Tyler McCoy Gay

Tyler’s research aims to explore police discrimination and over surveillance practices toward Black men who have sex with men (BMSM) to mitigate negative psychosocial impacts. A recent national study illustrated that 43 percent of BMSM who interacted with law enforcement reported experiences of police discrimination. Additionally, emerging research demonstrates that perceived racism and homophobia by police are correlated with psychosocial vulnerability and psychological distress among BMSM. However, little is known about how these discriminatory encounters with law enforcement play out. He plans to utilize a comprehensive and innovative mixed-methods approach to illuminate specific legal, social, and geographical factors that predispose BMSM to police discrimination. In sum, his research seeks to promote intersectional collaboration between law enforcement and local health services to alleviate social stress and legal discrimination among BMSM.

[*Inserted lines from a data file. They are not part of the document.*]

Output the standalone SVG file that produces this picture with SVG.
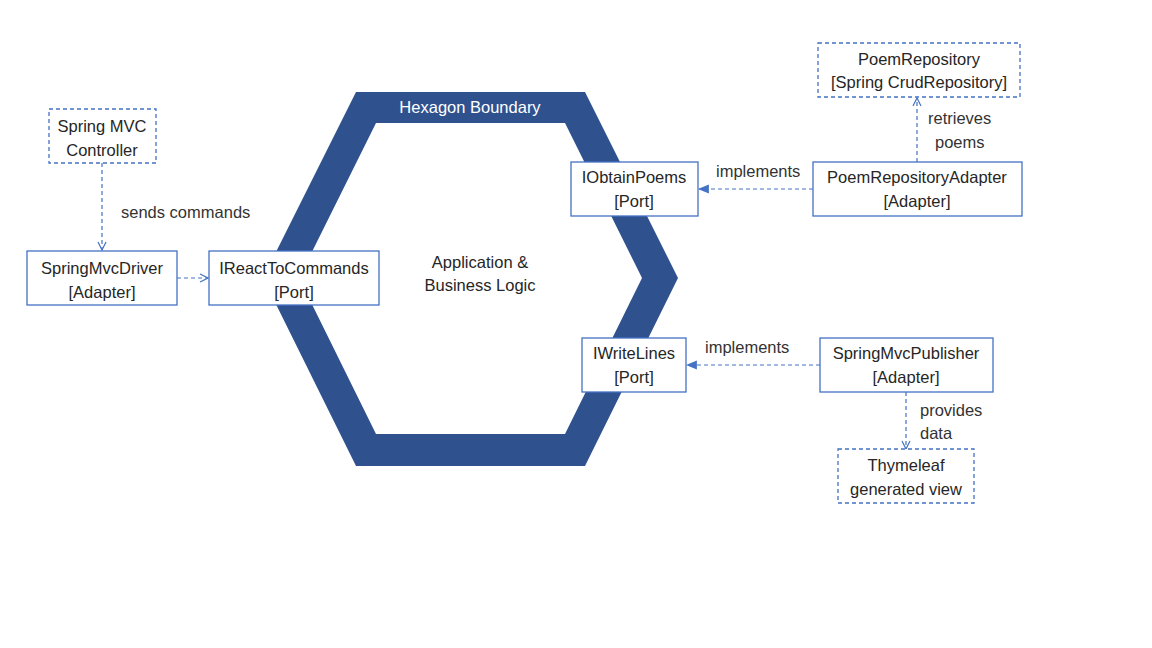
<svg xmlns="http://www.w3.org/2000/svg" width="1152" height="648" viewBox="0 0 1152 648">
<defs>
<style>
text{font-family:"Liberation Sans",Arial,sans-serif;font-size:16.5px;fill:#262626;text-anchor:middle}
.lbl{text-anchor:start;fill:#333}
.box{fill:#fff;stroke:#4472C4;stroke-width:1.3}
.dbox{fill:#fff;stroke:#4472C4;stroke-width:1.3;stroke-dasharray:4 3}
.conn{fill:none;stroke:#4472C4;stroke-width:1.2;stroke-dasharray:4 3}
</style>
<marker id="open" viewBox="0 0 10 10" refX="9" refY="5" markerWidth="10" markerHeight="10" markerUnits="userSpaceOnUse" orient="auto">
<path d="M1,1 L9,5 L1,9" fill="none" stroke="#4472C4" stroke-width="1.2"/>
</marker>
<marker id="tri" viewBox="0 0 10 10" refX="9" refY="5" markerWidth="11" markerHeight="11" markerUnits="userSpaceOnUse" orient="auto">
<path d="M0,1 L10,5 L0,9 Z" fill="#4472C4"/>
</marker>
</defs>
<rect width="1152" height="648" fill="#fff"/>
<g id="hexagon">
<path d="M356,92 L585,92 L678,278 L585,466 L356,466 L263,278 Z M376,123 L565,123 L642,278 L565,434 L376,434 L299,278 Z" fill="#2F528F" fill-rule="evenodd"/>
<text x="470" y="113" style="fill:#fff;font-size:16.5px">Hexagon Boundary</text>
<text x="480" y="268">Application &amp;</text>
<text x="480" y="291">Business Logic</text>
</g>
<g id="connectors">
<line class="conn" x1="102" y1="163" x2="102" y2="250" marker-end="url(#open)"/>
<text class="lbl" x="121" y="218">sends commands</text>
<line class="conn" x1="177" y1="278" x2="208" y2="278" marker-end="url(#open)"/>
<line class="conn" x1="917" y1="162" x2="917" y2="98" marker-end="url(#open)"/>
<text class="lbl" x="928" y="124">retrieves</text>
<text class="lbl" x="935" y="148">poems</text>
<line class="conn" x1="813" y1="189" x2="699" y2="189" marker-end="url(#tri)"/>
<text class="lbl" x="716" y="177">implements</text>
<line class="conn" x1="820" y1="365" x2="687" y2="365" marker-end="url(#tri)"/>
<text class="lbl" x="705" y="353">implements</text>
<line class="conn" x1="906" y1="392" x2="906" y2="449" marker-end="url(#open)"/>
<text class="lbl" x="920" y="416">provides</text>
<text class="lbl" x="920" y="439">data</text>
</g>
<g id="spring-mvc-controller">
<rect class="dbox" x="49" y="109" width="107" height="54"/>
<text x="102" y="132">Spring MVC</text>
<text x="102" y="156">Controller</text>
</g>
<g id="spring-mvc-driver">
<rect class="box" x="27" y="251" width="150" height="54"/>
<text x="102" y="274">SpringMvcDriver</text>
<text x="102" y="298">[Adapter]</text>
</g>
<g id="ireact-to-commands">
<rect class="box" x="209" y="251" width="170" height="54"/>
<text x="294" y="274">IReactToCommands</text>
<text x="294" y="298">[Port]</text>
</g>
<g id="poem-repository">
<rect class="dbox" x="818" y="43" width="202" height="54"/>
<text x="919" y="65">PoemRepository</text>
<text x="919" y="88">[Spring CrudRepository]</text>
</g>
<g id="poem-repository-adapter">
<rect class="box" x="813" y="162" width="209" height="54"/>
<text x="917" y="183">PoemRepositoryAdapter</text>
<text x="917" y="207">[Adapter]</text>
</g>
<g id="iobtain-poems">
<rect class="box" x="571" y="162" width="127" height="54"/>
<text x="634" y="183">IObtainPoems</text>
<text x="634" y="207">[Port]</text>
</g>
<g id="iwrite-lines">
<rect class="box" x="582" y="338" width="104" height="54"/>
<text x="634" y="359">IWriteLines</text>
<text x="634" y="383">[Port]</text>
</g>
<g id="spring-mvc-publisher">
<rect class="box" x="820" y="338" width="173" height="54"/>
<text x="906" y="359">SpringMvcPublisher</text>
<text x="906" y="383">[Adapter]</text>
</g>
<g id="thymeleaf-view">
<rect class="dbox" x="838" y="449" width="136" height="54"/>
<text x="906" y="471">Thymeleaf</text>
<text x="906" y="495">generated view</text>
</g>
</svg>
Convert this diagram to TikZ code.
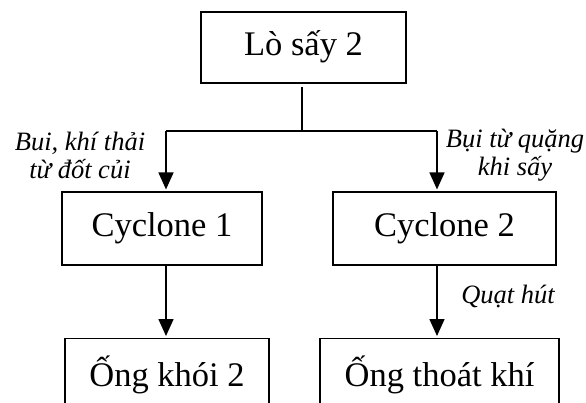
\documentclass[tikz,border=0pt]{standalone}
\usepackage{fontspec}
\setmainfont{Liberation Serif}
\usetikzlibrary{arrows.meta}

\begin{document}
\begin{tikzpicture}[x=0.5pt,y=-0.5pt,
  box/.style={draw, line width=0.6pt, inner sep=0pt, text height=12pt, text depth=3.75pt,
    font=\fontsize{17.25}{20}\selectfont},
  pipe/.style={box, anchor=north, text height=24pt, text depth=16pt},
  flow/.style={line width=0.8pt, -{Triangle[width=7.5pt,length=8.5pt]}},
  note/.style={font=\fontsize{13.25}{14}\selectfont\itshape, align=center}]

  \useasboundingbox (0,0) rectangle (586,403);
  \clip (0,0) rectangle (586,403);

  \node[box, minimum width=102.5pt, minimum height=35.5pt] (lo) at (303.5,47.4) {Lò sấy 2};
  \node[box, minimum width=100pt, minimum height=36.5pt] (cyc1) at (162,228.5) {Cyclone 1};
  \node[box, minimum width=111.5pt, minimum height=36.5pt] (cyc2) at (444.5,228.5) {Cyclone 2};
  \node[pipe, minimum width=102pt] (ong1) at (167,338) {Ống khói 2};
  \node[pipe, minimum width=119.5pt] (ong2) at (439.5,338) {Ống thoát khí};

  \coordinate (split) at (302,131);
  \coordinate (bl) at (166,131);
  \coordinate (br) at (437,131);

  \draw[line width=0.8pt] (split |- 0,87) -- (split);
  \draw[line width=0.8pt] (bl) -- (br);
  \draw[flow] (bl) -- ([yshift=1pt]bl |- cyc1.north);
  \draw[flow] (br) -- ([yshift=1pt]br |- cyc2.north);
  \draw[flow] (bl |- cyc1.south) -- ([yshift=1pt]bl |- ong1.north);
  \draw[flow] (br |- cyc2.south) -- ([yshift=1pt]br |- ong2.north);

  \node[note] (n1) at (80,155) {Bui, khí thải\\từ đốt củi};
  \node[note] (n2) at (515,155) {Bụi từ quặng\\khi sấy};
  \node[note] (n3) at (508,296) {Quạt hút};

\end{tikzpicture}
\end{document}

Tyler is a doctoral student in the Department of Sociology at Georgia State University. He holds a BS from Jacksonville State University in Sociology and Political Science and a MA in Sociology from Georgia State University. Broadly, his research interests include race, health, and education. As an advocate for public sociology, Tyler believes that his scholarship should benefit the communities that he serves. Currently, he works for an educational philanthropy in the South to promote college and postsecondary access for Black, Hispanic, and other underserved rural youth populations.